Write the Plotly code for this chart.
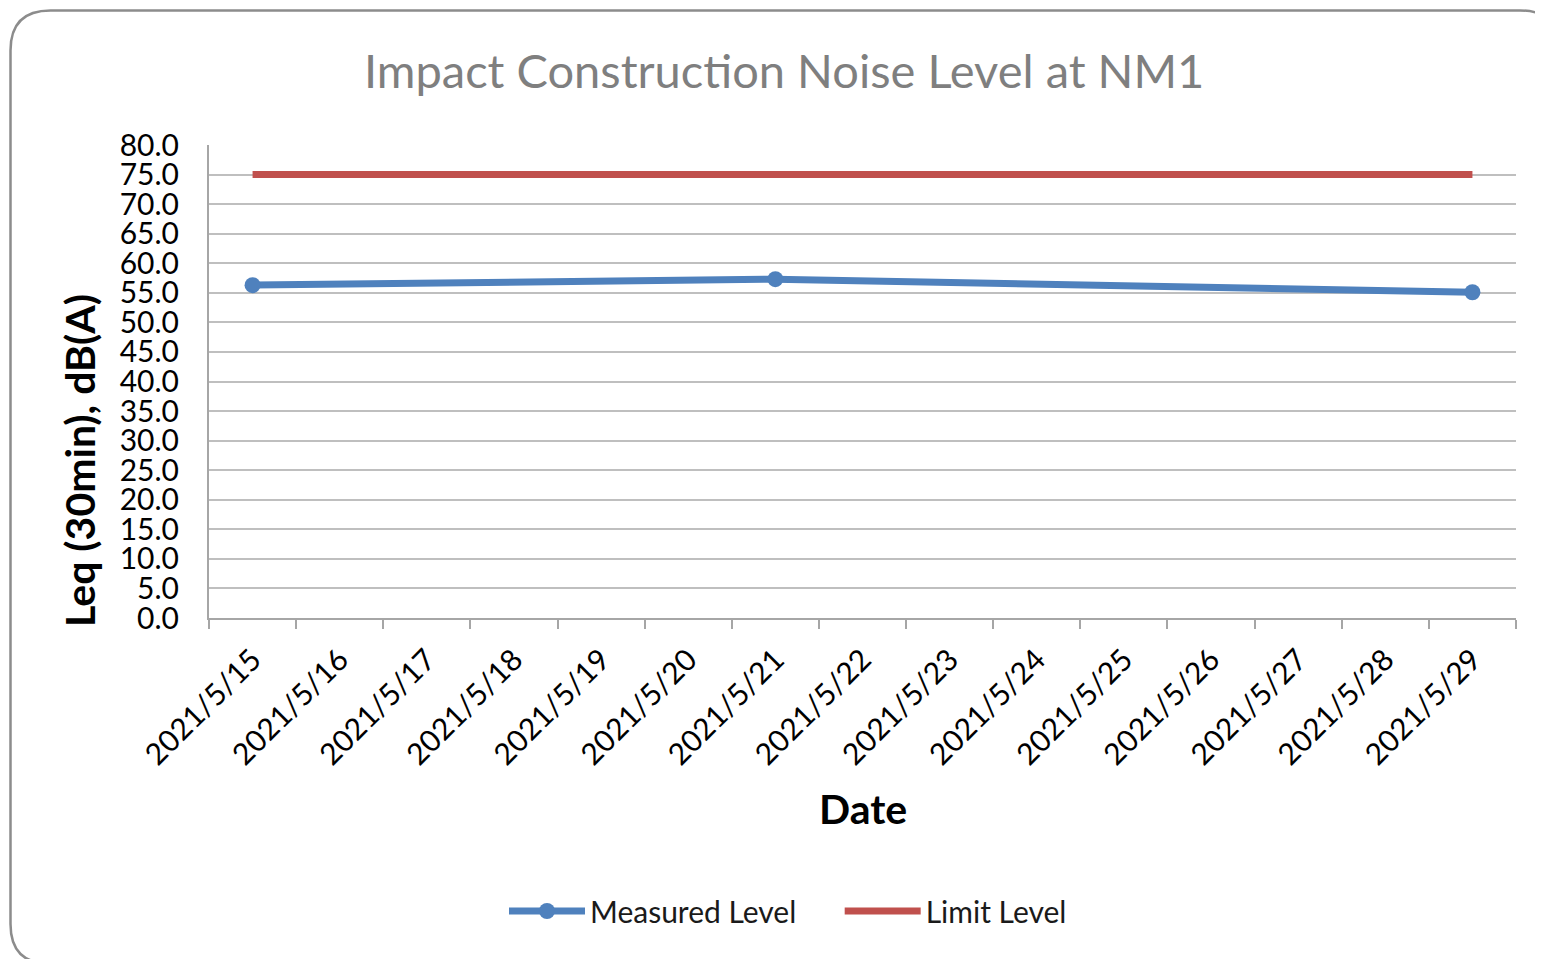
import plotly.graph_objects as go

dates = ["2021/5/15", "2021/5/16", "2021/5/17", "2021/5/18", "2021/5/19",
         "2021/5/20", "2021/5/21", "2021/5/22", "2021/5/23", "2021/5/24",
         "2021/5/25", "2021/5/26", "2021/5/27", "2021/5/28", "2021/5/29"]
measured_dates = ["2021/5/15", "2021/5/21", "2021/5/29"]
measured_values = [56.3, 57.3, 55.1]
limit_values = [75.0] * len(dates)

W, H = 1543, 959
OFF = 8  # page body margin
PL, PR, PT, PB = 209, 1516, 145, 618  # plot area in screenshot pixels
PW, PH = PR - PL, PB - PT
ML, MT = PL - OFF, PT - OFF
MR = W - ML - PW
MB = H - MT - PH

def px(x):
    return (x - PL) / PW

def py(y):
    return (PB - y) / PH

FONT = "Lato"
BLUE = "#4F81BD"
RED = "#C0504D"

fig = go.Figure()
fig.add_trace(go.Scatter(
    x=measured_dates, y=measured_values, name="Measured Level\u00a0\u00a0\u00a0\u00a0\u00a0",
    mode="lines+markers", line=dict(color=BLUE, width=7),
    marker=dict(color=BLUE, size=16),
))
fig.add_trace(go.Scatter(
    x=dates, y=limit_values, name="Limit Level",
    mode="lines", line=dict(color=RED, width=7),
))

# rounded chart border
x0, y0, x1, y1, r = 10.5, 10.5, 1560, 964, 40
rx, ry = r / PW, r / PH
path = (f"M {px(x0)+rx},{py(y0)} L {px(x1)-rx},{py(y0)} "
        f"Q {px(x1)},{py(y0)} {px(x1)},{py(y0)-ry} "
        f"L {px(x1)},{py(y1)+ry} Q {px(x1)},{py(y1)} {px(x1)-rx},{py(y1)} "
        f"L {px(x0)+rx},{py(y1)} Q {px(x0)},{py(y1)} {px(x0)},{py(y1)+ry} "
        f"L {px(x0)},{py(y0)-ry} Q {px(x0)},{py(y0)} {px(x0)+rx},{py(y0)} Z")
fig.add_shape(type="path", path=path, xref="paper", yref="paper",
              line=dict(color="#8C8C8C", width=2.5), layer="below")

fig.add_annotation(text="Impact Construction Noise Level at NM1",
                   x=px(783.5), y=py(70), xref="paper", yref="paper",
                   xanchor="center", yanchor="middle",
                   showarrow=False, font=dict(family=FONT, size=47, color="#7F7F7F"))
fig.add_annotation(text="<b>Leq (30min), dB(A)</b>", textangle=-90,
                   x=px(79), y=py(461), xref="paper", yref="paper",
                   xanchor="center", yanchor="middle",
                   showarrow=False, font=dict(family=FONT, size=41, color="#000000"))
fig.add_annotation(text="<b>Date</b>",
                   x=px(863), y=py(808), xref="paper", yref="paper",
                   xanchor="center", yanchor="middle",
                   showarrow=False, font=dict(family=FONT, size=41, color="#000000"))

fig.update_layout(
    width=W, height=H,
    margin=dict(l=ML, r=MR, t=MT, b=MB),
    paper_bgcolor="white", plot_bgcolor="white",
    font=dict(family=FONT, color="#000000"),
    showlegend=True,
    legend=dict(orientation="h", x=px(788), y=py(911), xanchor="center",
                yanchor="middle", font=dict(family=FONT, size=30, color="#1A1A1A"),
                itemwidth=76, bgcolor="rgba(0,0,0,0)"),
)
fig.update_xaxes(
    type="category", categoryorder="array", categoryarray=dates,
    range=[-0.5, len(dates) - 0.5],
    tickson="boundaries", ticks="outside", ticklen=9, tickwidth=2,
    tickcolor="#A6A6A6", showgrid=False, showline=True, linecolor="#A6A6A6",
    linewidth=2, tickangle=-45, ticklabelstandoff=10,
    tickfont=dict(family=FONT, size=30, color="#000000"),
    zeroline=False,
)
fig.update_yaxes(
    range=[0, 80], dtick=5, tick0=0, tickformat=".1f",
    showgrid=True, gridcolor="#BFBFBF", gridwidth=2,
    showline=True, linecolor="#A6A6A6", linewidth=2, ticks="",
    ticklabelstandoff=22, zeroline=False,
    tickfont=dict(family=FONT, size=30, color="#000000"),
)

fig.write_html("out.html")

• _WORK TO DO_
Starting at the top of the listing above, please restate word for word each line up to and including the one that holds "limit_values = [75.0] * len(dates)", omitting every image.

• _RESULT_
Write the Plotly code for this chart.
import plotly.graph_objects as go

dates = ["2021/5/15", "2021/5/16", "2021/5/17", "2021/5/18", "2021/5/19",
         "2021/5/20", "2021/5/21", "2021/5/22", "2021/5/23", "2021/5/24",
         "2021/5/25", "2021/5/26", "2021/5/27", "2021/5/28", "2021/5/29"]
measured_dates = ["2021/5/15", "2021/5/21", "2021/5/29"]
measured_values = [56.3, 57.3, 55.1]
limit_values = [75.0] * len(dates)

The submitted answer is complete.